NandishSS wrote:
HI
GMATGuruNY,
MentorTutoring How to deal with these kinds of problems? I was very confused.
Hello,
NandishSS, and thank you for tagging me. A little number sense goes a long way on this one. In fact, I did nothing more than a little mental math and arrived at the answer in 38 seconds. (I am not a numbers genius. I just apply common sense and core knowledge of mathematical principles, the type of reasoning that is often tested on the GMAT™.) My approach:
Bunuel wrote:
If \({-\frac{1}{3}} \le {x} \le {-\frac{1}{5}}\) and \({-\frac{1}{2}} \le {y} \le {-\frac{1}{4}}\), what is the least value of \(x^2*y\) possible?
Since we are looking for the
least possible value for \(x^2*y\), we have to deal with a few matters, conceptually:
1) Both x and y must be negative
2) Both x and y must be fractions
3) The answer must be negative (since the square will produce a positive value, which we then need to multiply by a negative value)
4) The larger the number after a negative sign, the smaller the value
5) Fractions with a larger denominator than numerator tend to get smaller when multiplied. For example,
\(\frac{1}{6} * \frac{1}{6} = \frac{1}{36}\)

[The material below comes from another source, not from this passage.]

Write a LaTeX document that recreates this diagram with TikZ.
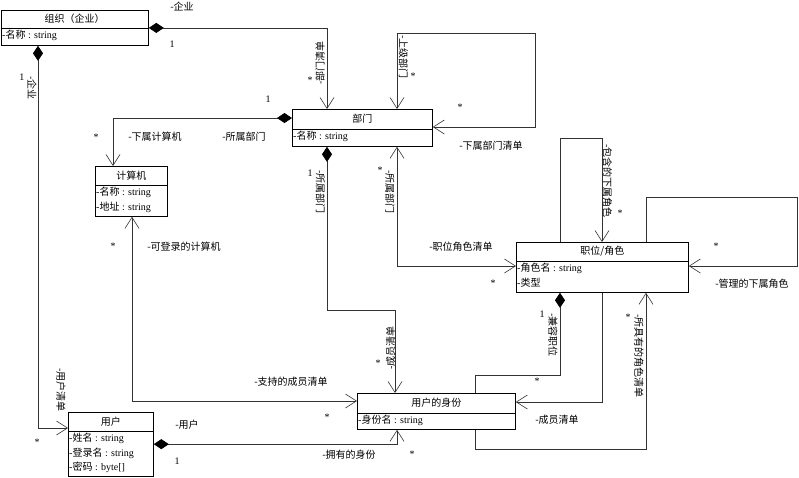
\documentclass[tikz,border=0pt]{standalone}
\usepackage{fontspec}
\setmainfont{Liberation Serif}
\newfontfamily\zh{Noto Sans CJK SC}
\usetikzlibrary{arrows.meta}

\tikzset{
  cls/.style={draw, line width=0.8pt, inner sep=0pt, anchor=north west},
  ttl/.style={font=\zh\fontsize{10}{12}\selectfont, inner sep=0pt},
  attr/.style={font=\fontsize{10}{14.5}\selectfont, align=left, anchor=north west, inner sep=1pt},
  lbl/.style={font=\zh\fontsize{10}{12}\selectfont, inner sep=0pt},
  mult/.style={font=\fontsize{10}{12}\selectfont, inner sep=0pt},
  link/.style={line width=0.6pt, draw=black!80},
  nav/.style={link, -{Straight Barb[length=11pt,width=14pt]}},
  twoway/.style={link, {Straight Barb[length=11pt,width=14pt]}-{Straight Barb[length=11pt,width=14pt]}},
  whole/.style={link, {Diamond[length=15pt,width=10pt,color=black]}-{Straight Barb[length=11pt,width=14pt]}},
  wholeonly/.style={link, {Diamond[length=15pt,width=10pt,color=black]}-},
}

\begin{document}
\begin{tikzpicture}[x=1pt, y=-1pt]
  \useasboundingbox (0,0) rectangle (799,477);

  % draw the classes
  \node[cls, minimum width=147.5pt, minimum height=35pt] (org) at (0.5,10) {};
  \node[cls, minimum width=140pt, minimum height=37pt] (dept) at (292,109) {};
  \node[cls, minimum width=72pt, minimum height=50pt] (comp) at (95,166) {};
  \node[cls, minimum width=172pt, minimum height=50pt] (role) at (516,242) {};
  \node[cls, minimum width=158pt, minimum height=36pt] (ident) at (357,393) {};
  \node[cls, minimum width=85pt, minimum height=63.5pt] (user) at (68,412) {};

  % the compartments
  \draw[line width=0.8pt] (org.west |- 0,28) -- (org.east |- 0,28);
  \draw[line width=0.8pt] (dept.west |- 0,129) -- (dept.east |- 0,129);
  \draw[line width=0.8pt] (comp.west |- 0,185) -- (comp.east |- 0,185);
  \draw[line width=0.8pt] (role.west |- 0,261) -- (role.east |- 0,261);
  \draw[line width=0.8pt] (ident.west |- 0,413) -- (ident.east |- 0,413);
  \draw[line width=0.8pt] (user.west |- 0,431) -- (user.east |- 0,431);

  % the texts
  \node[ttl] (orgT) at (org.north |- 0,19) {组织（企业）};
  \node[attr] (orgA) at (1,29) {-{\zh 名称} : string};
  \node[ttl] (deptT) at (dept.north |- 0,119) {部门};
  \node[attr] (deptA) at (292,130) {-{\zh 名称} : string};
  \node[ttl] (compT) at (comp.north |- 0,175.5) {计算机};
  \node[attr] (compA) at (95,186) {-{\zh 名称} : string\\-{\zh 地址} : string};
  \node[ttl] (roleT) at (role.north |- 0,251.5) {职位/角色};
  \node[attr] (roleA) at (516,262) {-{\zh 角色名} : string\\-{\zh 类型}};
  \node[ttl] (identT) at (ident.north |- 0,403) {用户的身份};
  \node[attr] (identA) at (357,414) {-{\zh 身份名} : string};
  \node[ttl] (userT) at (user.north |- 0,421.5) {用户};
  \node[attr] (userA) at (68,432) {-{\zh 姓名} : string\\-{\zh 登录名} : string\\-{\zh 密码} : byte[]};

  % draw the links
  \draw[whole] (org.east) -| (dept.north -| 327,0);
  \draw[whole] (org.south -| 38,0) |- (user.west |- 0,428);
  \draw[whole] (dept.west |- 0,118) -| (comp.north -| 113,0);
  \draw[twoway] (comp.south -| 132,0) |- (ident.west |- 0,401);
  \draw[whole] (user.east) -| (ident.south -| 397,0);
  \coordinate (k1) at (327,310);
  \draw[whole] (dept.south -| 327,0) -- (k1) -| (ident.north -| 395,0);
  \draw[twoway] (dept.south -| 397,0) |- (role.west |- 0,266);
  \coordinate (k2) at (535,33);
  \draw[twoway] (dept.north -| 397,0) |- (k2) |- (dept.east |- 0,127);
  \coordinate (k3) at (560,375);
  \draw[wholeonly] (role.south -| 560,0) -- (k3) -| (ident.north -| 475,0);
  \draw[nav] (role.south -| 602,0) |- (ident.east |- 0,402);
  \coordinate (k4) at (475,449);
  \draw[nav] (ident.south -| 475,0) -- (k4) -| (role.south -| 646,0);
  \coordinate (k5) at (560,138);
  \draw[nav] (role.north -| 560,0) -- (k5) -| (role.north -| 602,0);
  \coordinate (k6) at (646,197);
  \coordinate (k7) at (797,197);
  \draw[nav] (role.north -| 646,0) -- (k6) -- (k7) |- (role.east |- 0,266);

  % the multiplicities
  \node[mult] (m1) at (172,44) {1};
  \node[mult] (m2) at (310,80) {*};
  \node[mult] (m3) at (413,76) {*};
  \node[mult] (m4) at (460,107) {*};
  \node[mult] (m5) at (268,99) {1};
  \node[mult] (m6) at (96,137) {*};
  \node[mult] (m7) at (22,77) {1};
  \node[mult] (m8) at (37,442) {*};
  \node[mult] (m9) at (310,173) {1};
  \node[mult] (m10) at (380,170) {*};
  \node[mult] (m11) at (493,283) {*};
  \node[mult] (m12) at (620,213) {*};
  \node[mult] (m13) at (716,246) {*};
  \node[mult] (m14) at (542,314) {1};
  \node[mult] (m15) at (537,381) {*};
  \node[mult] (m16) at (628,317) {*};
  \node[mult] (m17) at (378,363) {*};
  \node[mult] (m18) at (327,417) {*};
  \node[mult] (m19) at (412,454) {*};
  \node[mult] (m20) at (177,461) {1};
  \node[mult] (m21) at (113,246) {*};

  % the role names
  \node[lbl] (r1) at (182,7) {-企业};
  \node[lbl, rotate=90] (r2) at (320,63) {-部门清单};
  \node[lbl, rotate=-90] (r3) at (403.5,57) {-上级部门};
  \node[lbl] (r4) at (491,146) {-下属部门清单};
  \node[lbl] (r5) at (244,137) {-所属部门};
  \node[lbl] (r6) at (155,137) {-下属计算机};
  \node[lbl, rotate=-90] (r7) at (32,88) {-企业};
  \node[lbl, rotate=-90] (r8) at (61,390) {-用户清单};
  \node[lbl, rotate=-90] (r9) at (320.5,192) {-所属部门};
  \node[lbl, rotate=-90] (r10) at (390,192) {-所属部门};
  \node[lbl] (r11) at (461,247) {-职位角色清单};
  \node[lbl, rotate=-90] (r12) at (607.5,181) {-包含的下属角色};
  \node[lbl] (r13) at (752,284) {-管理的下属角色};
  \node[lbl, rotate=-90] (r14) at (553,335) {-兼容职位};
  \node[lbl, rotate=-90] (r15) at (639,356) {-所具有的角色清单};
  \node[lbl, rotate=90] (r16) at (390.5,348) {-成员清单};
  \node[lbl] (r17) at (557,420) {-成员清单};
  \node[lbl] (r18) at (291,382) {-支持的成员清单};
  \node[lbl] (r19) at (349,455) {-拥有的身份};
  \node[lbl] (r20) at (187,425) {-用户};
  \node[lbl] (r21) at (184,247) {-可登录的计算机};
\end{tikzpicture}
\end{document}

With these statements in mind, we can approach the extrema of the given variables one by one to produce the
least value. Start with
\(x^2\)
It would not make sense to test any values other than the extrema, since they would necessarily fall in between the uppermost and least values. Test the two extrema:
\((-\frac{1}{3})^2 = \frac{1}{9}\)
\((-\frac{1}{5})^2 = \frac{1}{25}\)
Clearly, one-ninth is greater than one-twenty-fifth, so hang onto the larger value. Why do we want the large one, you might wonder? Because we are going to multiply it by a negative number, and again, the larger the value of a negative number, the further from 0 it is, and the smaller its value becomes. Thus, you want the
largest positive times the negative that is about to follow to yield the smallest product. Now repeat the process by multiplying our earlier square by an extreme value of y:
\(\frac{1}{9} * -\frac{1}{2} = -\frac{1}{18}\)
\(\frac{1}{9} * -\frac{1}{4} = -\frac{1}{36}\)
Since negative one-thirty-sixth is closer to 0 than negative one-eighteenth (or if it helps you to picture as negative
two-thirty-sixths), the latter is the lesser value and is thus our answer. Choice (D) it is. I hope that helps. If you have further questions, feel free to ask.